MATERIAL FOR THIS EXERCISE >>
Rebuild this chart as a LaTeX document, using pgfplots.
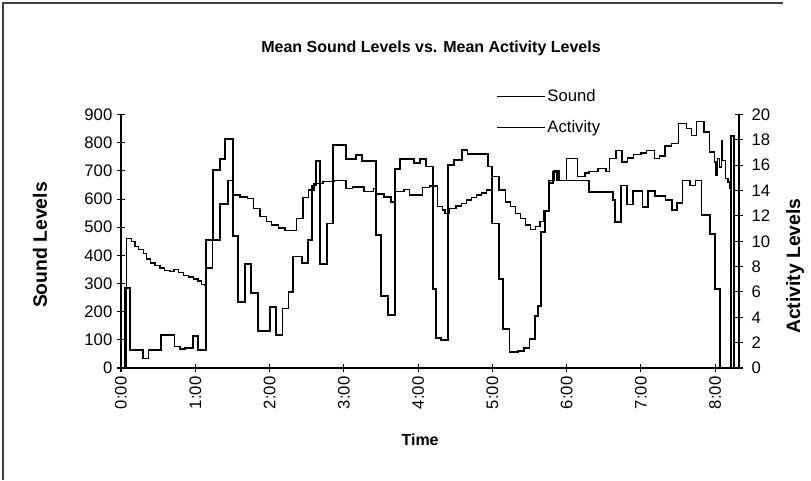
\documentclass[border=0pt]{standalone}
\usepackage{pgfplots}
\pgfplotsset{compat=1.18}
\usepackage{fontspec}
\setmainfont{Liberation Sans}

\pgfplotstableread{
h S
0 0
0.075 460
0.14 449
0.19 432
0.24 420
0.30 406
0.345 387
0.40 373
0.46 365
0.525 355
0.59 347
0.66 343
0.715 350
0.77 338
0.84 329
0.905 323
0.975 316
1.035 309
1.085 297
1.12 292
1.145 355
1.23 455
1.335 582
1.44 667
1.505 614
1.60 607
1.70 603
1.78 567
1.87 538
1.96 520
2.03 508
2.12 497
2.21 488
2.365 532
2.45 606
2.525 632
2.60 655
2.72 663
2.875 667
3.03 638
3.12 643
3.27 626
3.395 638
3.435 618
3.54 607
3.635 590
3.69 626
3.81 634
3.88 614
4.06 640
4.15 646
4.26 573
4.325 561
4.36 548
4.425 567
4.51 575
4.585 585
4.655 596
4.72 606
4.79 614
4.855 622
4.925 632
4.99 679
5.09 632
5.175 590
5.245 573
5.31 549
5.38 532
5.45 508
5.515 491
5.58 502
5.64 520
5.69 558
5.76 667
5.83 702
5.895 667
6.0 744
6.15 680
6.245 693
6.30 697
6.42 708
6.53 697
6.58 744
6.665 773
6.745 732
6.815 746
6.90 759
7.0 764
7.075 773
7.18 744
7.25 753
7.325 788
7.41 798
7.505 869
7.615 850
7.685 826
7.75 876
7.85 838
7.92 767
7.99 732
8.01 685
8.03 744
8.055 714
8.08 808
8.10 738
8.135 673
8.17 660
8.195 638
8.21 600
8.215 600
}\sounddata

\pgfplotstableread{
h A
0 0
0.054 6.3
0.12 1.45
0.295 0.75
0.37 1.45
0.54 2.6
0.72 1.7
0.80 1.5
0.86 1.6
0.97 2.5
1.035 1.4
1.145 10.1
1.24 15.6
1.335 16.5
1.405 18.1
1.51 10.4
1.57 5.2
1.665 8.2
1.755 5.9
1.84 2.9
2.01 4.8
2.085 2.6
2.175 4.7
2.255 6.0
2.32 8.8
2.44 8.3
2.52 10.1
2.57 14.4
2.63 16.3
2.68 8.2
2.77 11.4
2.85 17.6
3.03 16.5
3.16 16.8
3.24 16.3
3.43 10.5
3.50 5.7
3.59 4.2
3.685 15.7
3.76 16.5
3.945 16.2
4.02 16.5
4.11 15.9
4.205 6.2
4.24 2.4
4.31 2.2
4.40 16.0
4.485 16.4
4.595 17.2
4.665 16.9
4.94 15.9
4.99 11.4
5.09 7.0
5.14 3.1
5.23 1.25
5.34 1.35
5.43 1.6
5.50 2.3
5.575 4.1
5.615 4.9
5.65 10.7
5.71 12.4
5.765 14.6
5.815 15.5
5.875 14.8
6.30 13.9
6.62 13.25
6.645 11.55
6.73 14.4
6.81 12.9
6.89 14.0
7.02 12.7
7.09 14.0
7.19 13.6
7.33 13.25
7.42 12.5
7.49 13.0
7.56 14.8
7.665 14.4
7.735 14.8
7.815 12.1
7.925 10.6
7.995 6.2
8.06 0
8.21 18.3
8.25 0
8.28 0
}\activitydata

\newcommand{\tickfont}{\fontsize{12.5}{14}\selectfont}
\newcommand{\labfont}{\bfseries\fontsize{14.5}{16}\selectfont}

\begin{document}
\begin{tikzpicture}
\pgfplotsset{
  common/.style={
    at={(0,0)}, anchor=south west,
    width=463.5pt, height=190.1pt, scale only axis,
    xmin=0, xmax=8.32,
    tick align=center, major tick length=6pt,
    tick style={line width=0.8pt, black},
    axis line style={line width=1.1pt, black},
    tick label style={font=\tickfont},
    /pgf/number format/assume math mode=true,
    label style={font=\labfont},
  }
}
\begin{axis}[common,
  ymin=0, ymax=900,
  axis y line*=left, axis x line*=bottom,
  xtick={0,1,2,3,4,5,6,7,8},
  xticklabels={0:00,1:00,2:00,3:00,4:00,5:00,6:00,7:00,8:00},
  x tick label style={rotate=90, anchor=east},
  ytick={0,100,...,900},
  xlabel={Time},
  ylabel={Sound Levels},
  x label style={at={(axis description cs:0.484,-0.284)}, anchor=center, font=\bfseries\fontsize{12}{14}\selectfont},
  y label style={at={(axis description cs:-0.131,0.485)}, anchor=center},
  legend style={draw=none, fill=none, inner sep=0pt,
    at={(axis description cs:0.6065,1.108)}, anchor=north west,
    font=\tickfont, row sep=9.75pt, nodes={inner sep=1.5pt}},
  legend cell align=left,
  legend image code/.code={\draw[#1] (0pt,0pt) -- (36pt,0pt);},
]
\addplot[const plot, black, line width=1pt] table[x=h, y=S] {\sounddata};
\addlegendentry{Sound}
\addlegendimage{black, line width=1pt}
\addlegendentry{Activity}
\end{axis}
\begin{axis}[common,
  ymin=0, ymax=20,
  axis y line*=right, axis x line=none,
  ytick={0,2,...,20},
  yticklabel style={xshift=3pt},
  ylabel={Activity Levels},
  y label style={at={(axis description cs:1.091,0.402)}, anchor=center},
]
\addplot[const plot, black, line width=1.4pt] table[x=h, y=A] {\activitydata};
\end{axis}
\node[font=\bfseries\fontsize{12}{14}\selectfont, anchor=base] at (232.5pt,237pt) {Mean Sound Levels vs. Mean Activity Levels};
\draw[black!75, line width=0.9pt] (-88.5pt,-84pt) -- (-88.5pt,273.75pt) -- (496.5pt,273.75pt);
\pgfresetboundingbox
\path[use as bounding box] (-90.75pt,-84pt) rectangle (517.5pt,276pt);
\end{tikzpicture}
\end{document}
---
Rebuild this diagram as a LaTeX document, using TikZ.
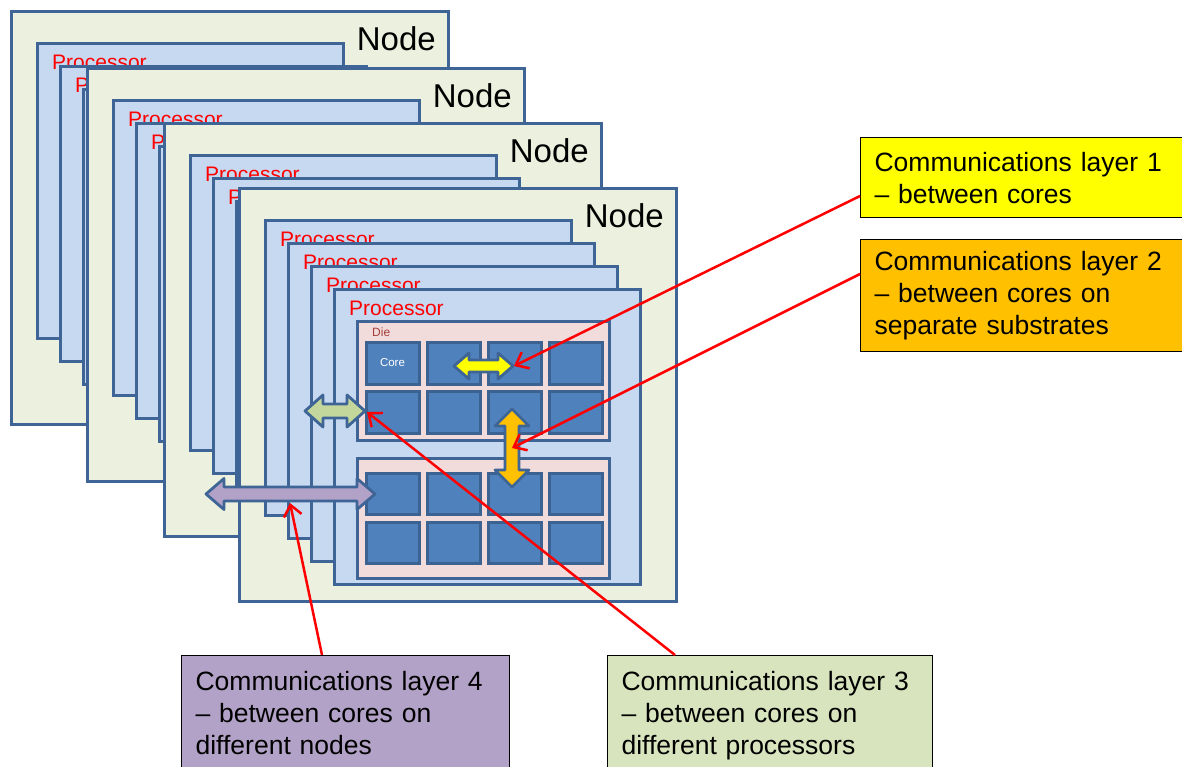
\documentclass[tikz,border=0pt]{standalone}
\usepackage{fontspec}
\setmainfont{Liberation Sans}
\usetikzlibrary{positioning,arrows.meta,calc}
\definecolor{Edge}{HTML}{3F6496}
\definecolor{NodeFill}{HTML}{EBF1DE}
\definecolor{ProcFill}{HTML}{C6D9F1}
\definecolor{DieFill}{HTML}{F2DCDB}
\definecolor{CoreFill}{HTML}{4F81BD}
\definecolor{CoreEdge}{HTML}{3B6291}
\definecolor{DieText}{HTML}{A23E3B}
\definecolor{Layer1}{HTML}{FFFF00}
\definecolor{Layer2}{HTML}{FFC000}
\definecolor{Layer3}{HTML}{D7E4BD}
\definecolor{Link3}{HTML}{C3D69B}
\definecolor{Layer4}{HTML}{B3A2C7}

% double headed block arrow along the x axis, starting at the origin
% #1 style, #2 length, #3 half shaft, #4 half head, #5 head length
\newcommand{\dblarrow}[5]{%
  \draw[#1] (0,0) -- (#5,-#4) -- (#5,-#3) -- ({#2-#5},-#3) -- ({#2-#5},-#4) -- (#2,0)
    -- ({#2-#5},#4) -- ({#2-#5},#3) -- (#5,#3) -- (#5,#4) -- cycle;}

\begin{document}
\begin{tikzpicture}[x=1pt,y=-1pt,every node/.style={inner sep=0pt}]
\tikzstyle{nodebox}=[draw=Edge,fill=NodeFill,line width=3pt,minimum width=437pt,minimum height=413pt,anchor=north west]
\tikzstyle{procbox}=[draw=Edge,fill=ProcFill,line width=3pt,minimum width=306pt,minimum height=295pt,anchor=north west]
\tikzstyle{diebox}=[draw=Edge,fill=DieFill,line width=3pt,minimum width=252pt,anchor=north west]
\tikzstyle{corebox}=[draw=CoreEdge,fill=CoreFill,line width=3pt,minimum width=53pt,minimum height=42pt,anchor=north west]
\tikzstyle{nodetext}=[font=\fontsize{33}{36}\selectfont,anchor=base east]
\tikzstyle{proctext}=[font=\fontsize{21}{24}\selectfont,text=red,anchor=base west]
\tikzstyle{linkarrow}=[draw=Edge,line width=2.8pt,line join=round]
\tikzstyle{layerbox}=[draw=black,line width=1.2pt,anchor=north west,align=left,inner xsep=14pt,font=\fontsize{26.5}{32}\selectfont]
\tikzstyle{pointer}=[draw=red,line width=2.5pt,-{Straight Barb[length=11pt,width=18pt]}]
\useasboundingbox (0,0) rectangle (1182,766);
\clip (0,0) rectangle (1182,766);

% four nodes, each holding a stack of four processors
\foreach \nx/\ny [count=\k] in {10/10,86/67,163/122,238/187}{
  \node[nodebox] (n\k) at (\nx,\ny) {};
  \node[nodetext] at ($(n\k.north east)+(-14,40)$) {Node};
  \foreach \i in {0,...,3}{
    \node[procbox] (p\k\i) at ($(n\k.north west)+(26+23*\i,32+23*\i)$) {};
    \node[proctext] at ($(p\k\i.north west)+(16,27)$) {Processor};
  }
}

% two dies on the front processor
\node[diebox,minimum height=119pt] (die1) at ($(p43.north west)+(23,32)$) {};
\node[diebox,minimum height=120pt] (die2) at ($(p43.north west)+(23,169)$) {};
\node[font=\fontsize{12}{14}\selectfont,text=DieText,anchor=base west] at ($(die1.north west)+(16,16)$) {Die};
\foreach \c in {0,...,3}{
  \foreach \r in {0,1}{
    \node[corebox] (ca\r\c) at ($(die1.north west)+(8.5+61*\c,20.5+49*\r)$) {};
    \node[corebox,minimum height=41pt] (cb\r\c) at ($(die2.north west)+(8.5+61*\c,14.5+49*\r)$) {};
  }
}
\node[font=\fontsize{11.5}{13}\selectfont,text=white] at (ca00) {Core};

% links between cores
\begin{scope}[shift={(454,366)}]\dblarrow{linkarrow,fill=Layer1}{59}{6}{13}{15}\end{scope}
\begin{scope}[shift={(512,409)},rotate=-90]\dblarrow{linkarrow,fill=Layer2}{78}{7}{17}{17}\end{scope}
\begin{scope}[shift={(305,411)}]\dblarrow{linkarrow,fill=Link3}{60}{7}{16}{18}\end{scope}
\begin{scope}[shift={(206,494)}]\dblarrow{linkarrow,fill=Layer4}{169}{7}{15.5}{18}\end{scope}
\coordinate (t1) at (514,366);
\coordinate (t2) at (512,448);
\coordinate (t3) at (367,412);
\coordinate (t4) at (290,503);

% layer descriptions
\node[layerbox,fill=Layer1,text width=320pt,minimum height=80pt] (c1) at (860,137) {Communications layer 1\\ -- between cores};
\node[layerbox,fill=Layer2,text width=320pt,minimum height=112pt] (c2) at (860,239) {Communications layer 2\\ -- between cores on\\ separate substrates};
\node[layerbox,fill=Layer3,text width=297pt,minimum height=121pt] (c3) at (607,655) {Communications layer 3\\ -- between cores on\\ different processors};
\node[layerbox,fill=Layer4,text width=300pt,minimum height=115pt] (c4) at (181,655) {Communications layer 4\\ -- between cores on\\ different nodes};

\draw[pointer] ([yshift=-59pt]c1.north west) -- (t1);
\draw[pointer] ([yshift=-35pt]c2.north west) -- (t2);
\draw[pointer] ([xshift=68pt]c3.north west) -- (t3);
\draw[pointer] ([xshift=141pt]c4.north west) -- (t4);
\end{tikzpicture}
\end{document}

WHAT NEEDS TO BE DONE >> Count how many lines in the data contain the word "LaTeX", giving the number without comment.

CORRECT RESPONSE >> 2